> Information shown

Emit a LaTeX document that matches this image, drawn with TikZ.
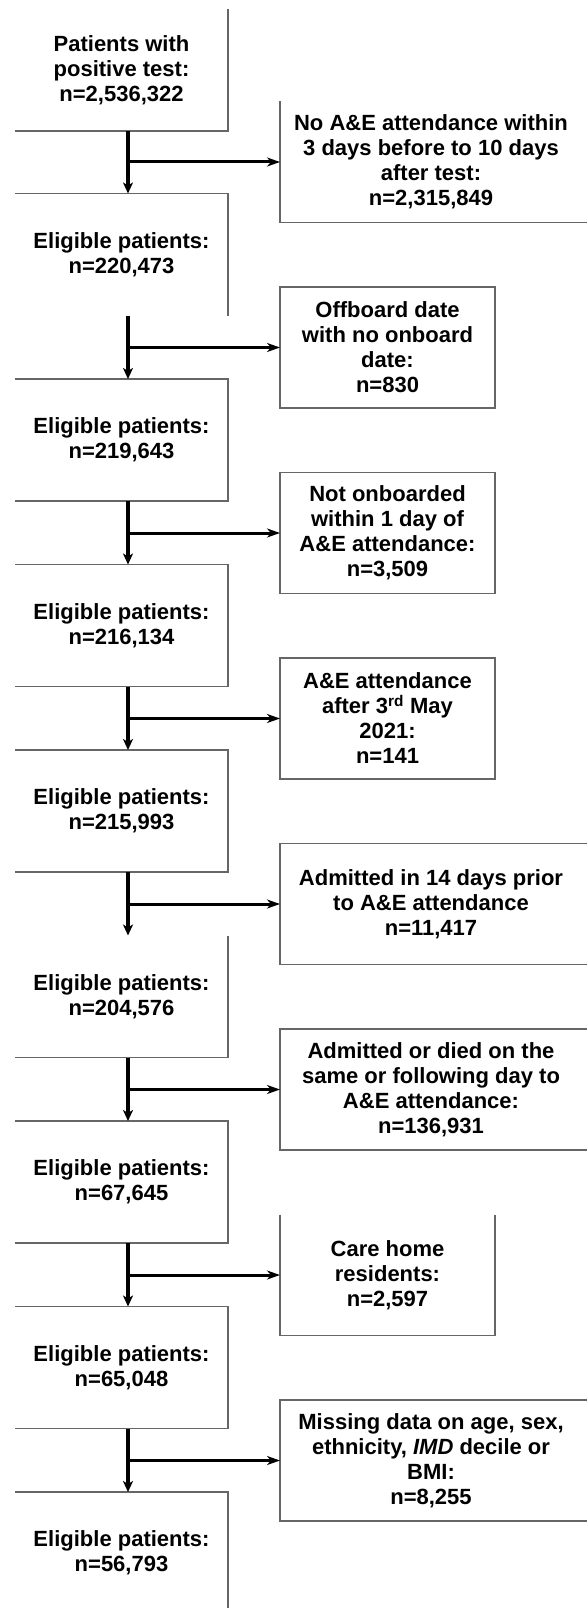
\documentclass[tikz,border=0pt]{standalone}
\usepackage{fontspec}
\setmainfont{Liberation Sans}
\usetikzlibrary{arrows.meta}
\begin{document}
\begin{tikzpicture}[x=1pt,y=-1pt,
  txt/.style={inner sep=0pt,outer sep=0pt,align=center,
    font=\fontsize{22}{25}\selectfont\bfseries},
  lbox/.style={txt,minimum width=213pt,minimum height=122pt},
  rbox/.style={txt,minimum width=215pt,minimum height=121pt},
  wbox/.style={txt,minimum width=302pt,minimum height=121pt},
  side/.style={draw=black!60,line width=1.4pt},
  exitarrow/.style={draw=black,line width=3pt,-{Stealth[length=13pt,width=9pt,inset=4pt]}},
  downarrow/.style={draw=black,line width=3.2pt,-{Stealth[length=11pt,width=10pt,inset=3pt]}}]
\useasboundingbox (0,0) rectangle (586,1608);
\fill[white] (0,0) rectangle (586,1608);
\coordinate (edge) at (600,0);
\coordinate (floor) at (0,1620);
% left column
\node[lbox] (L1) at (121.5,70) {Patients with\\positive test:\\n=2,536,322};
\node[lbox] (L2) at (121.5,254.5) {Eligible patients:\\n=220,473};
\node[lbox] (L3) at (121.5,440) {Eligible patients:\\n=219,643};
\node[lbox] (L4) at (121.5,625.5) {Eligible patients:\\n=216,134};
\node[lbox] (L5) at (121.5,811) {Eligible patients:\\n=215,993};
\node[lbox] (L6) at (121.5,996.5) {Eligible patients:\\n=204,576};
\node[lbox] (L7) at (121.5,1182) {Eligible patients:\\n=67,645};
\node[lbox] (L8) at (121.5,1367.5) {Eligible patients:\\n=65,048};
\node[lbox] (L9) at (121.5,1553) {Eligible patients:\\n=56,793};
% right column
\node[wbox] (R1) at (431,162) {No A\&E attendance within\\3 days before to 10 days\\after test:\\n=2,315,849};
\node[rbox] (R2) at (387.5,347.5) {Offboard date\\with no onboard\\date:\\n=830};
\node[rbox] (R3) at (387.5,533) {Not onboarded\\within 1 day of\\A\&E attendance:\\n=3,509};
\node[rbox] (R4) at (387.5,718.5) {A\&E attendance\\after 3\textsuperscript{rd} May\\2021:\\n=141};
\node[wbox] (R5) at (431,904) {Admitted in 14 days prior\\to A\&E attendance\\n=11,417};
\node[wbox] (R6) at (431,1089.5) {Admitted or died on the\\same or following day to\\A\&E attendance:\\n=136,931};
\node[rbox] (R7) at (387.5,1275) {Care home\\residents:\\n=2,597};
\node[wbox] (R8) at (431,1460.5) {Missing data on age, sex,\\ethnicity, \textit{IMD} decile or\\BMI:\\n=8,255};
% box outlines (as printed)
\draw[side] (L1.north east) -- (L1.south east) -- (L1.south west);
\draw[side] (L2.north west) -- (L2.north east) -- (L2.south east);
\foreach \b in {L3,L4,L5,L7,L8}
  \draw[side] (\b.north west) -- (\b.north east) -- (\b.south east) -- (\b.south west);
\draw[side] (L6.north east) -- (L6.south east) -- (L6.south west);
\draw[side] (L9.north west) -- (L9.north east) -- (L9.north east |- floor);
\foreach \b in {R2,R3,R4}
  \draw[side] (\b.north west) rectangle (\b.south east);
\draw[side] (R1.north west) -- (R1.south west) -- (R1.south west -| edge);
\foreach \b in {R5,R6,R8}
  \draw[side] (\b.north west -| edge) -- (\b.north west) -- (\b.south west) -- (\b.south west -| edge);
\draw[side] (R7.north west) -- (R7.south west) -- (R7.south east) -- (R7.north east);
% connectors
\foreach \a/\b/\r in {L1/L2/R1,L2/L3/R2,L3/L4/R3,L4/L5/R4,L5/L6/R5,L6/L7/R6,L7/L8/R7,L8/L9/R8}{
  \coordinate (s\a) at ([xshift=6.5pt]\a.south);
  \coordinate (e\b) at ([xshift=6.5pt]\b.north);
  \draw[downarrow] (s\a) -- (e\b);
  \draw[exitarrow] (\r.west -| s\a) -- (\r.west);
}
\end{tikzpicture}
\end{document}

> What is needed
Write the listing out a second time exactly, dropping all images.

> In response
Emit a LaTeX document that matches this image, drawn with TikZ.
\documentclass[tikz,border=0pt]{standalone}
\usepackage{fontspec}
\setmainfont{Liberation Sans}
\usetikzlibrary{arrows.meta}
\begin{document}
\begin{tikzpicture}[x=1pt,y=-1pt,
  txt/.style={inner sep=0pt,outer sep=0pt,align=center,
    font=\fontsize{22}{25}\selectfont\bfseries},
  lbox/.style={txt,minimum width=213pt,minimum height=122pt},
  rbox/.style={txt,minimum width=215pt,minimum height=121pt},
  wbox/.style={txt,minimum width=302pt,minimum height=121pt},
  side/.style={draw=black!60,line width=1.4pt},
  exitarrow/.style={draw=black,line width=3pt,-{Stealth[length=13pt,width=9pt,inset=4pt]}},
  downarrow/.style={draw=black,line width=3.2pt,-{Stealth[length=11pt,width=10pt,inset=3pt]}}]
\useasboundingbox (0,0) rectangle (586,1608);
\fill[white] (0,0) rectangle (586,1608);
\coordinate (edge) at (600,0);
\coordinate (floor) at (0,1620);
% left column
\node[lbox] (L1) at (121.5,70) {Patients with\\positive test:\\n=2,536,322};
\node[lbox] (L2) at (121.5,254.5) {Eligible patients:\\n=220,473};
\node[lbox] (L3) at (121.5,440) {Eligible patients:\\n=219,643};
\node[lbox] (L4) at (121.5,625.5) {Eligible patients:\\n=216,134};
\node[lbox] (L5) at (121.5,811) {Eligible patients:\\n=215,993};
\node[lbox] (L6) at (121.5,996.5) {Eligible patients:\\n=204,576};
\node[lbox] (L7) at (121.5,1182) {Eligible patients:\\n=67,645};
\node[lbox] (L8) at (121.5,1367.5) {Eligible patients:\\n=65,048};
\node[lbox] (L9) at (121.5,1553) {Eligible patients:\\n=56,793};
% right column
\node[wbox] (R1) at (431,162) {No A\&E attendance within\\3 days before to 10 days\\after test:\\n=2,315,849};
\node[rbox] (R2) at (387.5,347.5) {Offboard date\\with no onboard\\date:\\n=830};
\node[rbox] (R3) at (387.5,533) {Not onboarded\\within 1 day of\\A\&E attendance:\\n=3,509};
\node[rbox] (R4) at (387.5,718.5) {A\&E attendance\\after 3\textsuperscript{rd} May\\2021:\\n=141};
\node[wbox] (R5) at (431,904) {Admitted in 14 days prior\\to A\&E attendance\\n=11,417};
\node[wbox] (R6) at (431,1089.5) {Admitted or died on the\\same or following day to\\A\&E attendance:\\n=136,931};
\node[rbox] (R7) at (387.5,1275) {Care home\\residents:\\n=2,597};
\node[wbox] (R8) at (431,1460.5) {Missing data on age, sex,\\ethnicity, \textit{IMD} decile or\\BMI:\\n=8,255};
% box outlines (as printed)
\draw[side] (L1.north east) -- (L1.south east) -- (L1.south west);
\draw[side] (L2.north west) -- (L2.north east) -- (L2.south east);
\foreach \b in {L3,L4,L5,L7,L8}
  \draw[side] (\b.north west) -- (\b.north east) -- (\b.south east) -- (\b.south west);
\draw[side] (L6.north east) -- (L6.south east) -- (L6.south west);
\draw[side] (L9.north west) -- (L9.north east) -- (L9.north east |- floor);
\foreach \b in {R2,R3,R4}
  \draw[side] (\b.north west) rectangle (\b.south east);
\draw[side] (R1.north west) -- (R1.south west) -- (R1.south west -| edge);
\foreach \b in {R5,R6,R8}
  \draw[side] (\b.north west -| edge) -- (\b.north west) -- (\b.south west) -- (\b.south west -| edge);
\draw[side] (R7.north west) -- (R7.south west) -- (R7.south east) -- (R7.north east);
% connectors
\foreach \a/\b/\r in {L1/L2/R1,L2/L3/R2,L3/L4/R3,L4/L5/R4,L5/L6/R5,L6/L7/R6,L7/L8/R7,L8/L9/R8}{
  \coordinate (s\a) at ([xshift=6.5pt]\a.south);
  \coordinate (e\b) at ([xshift=6.5pt]\b.north);
  \draw[downarrow] (s\a) -- (e\b);
  \draw[exitarrow] (\r.west -| s\a) -- (\r.west);
}
\end{tikzpicture}
\end{document}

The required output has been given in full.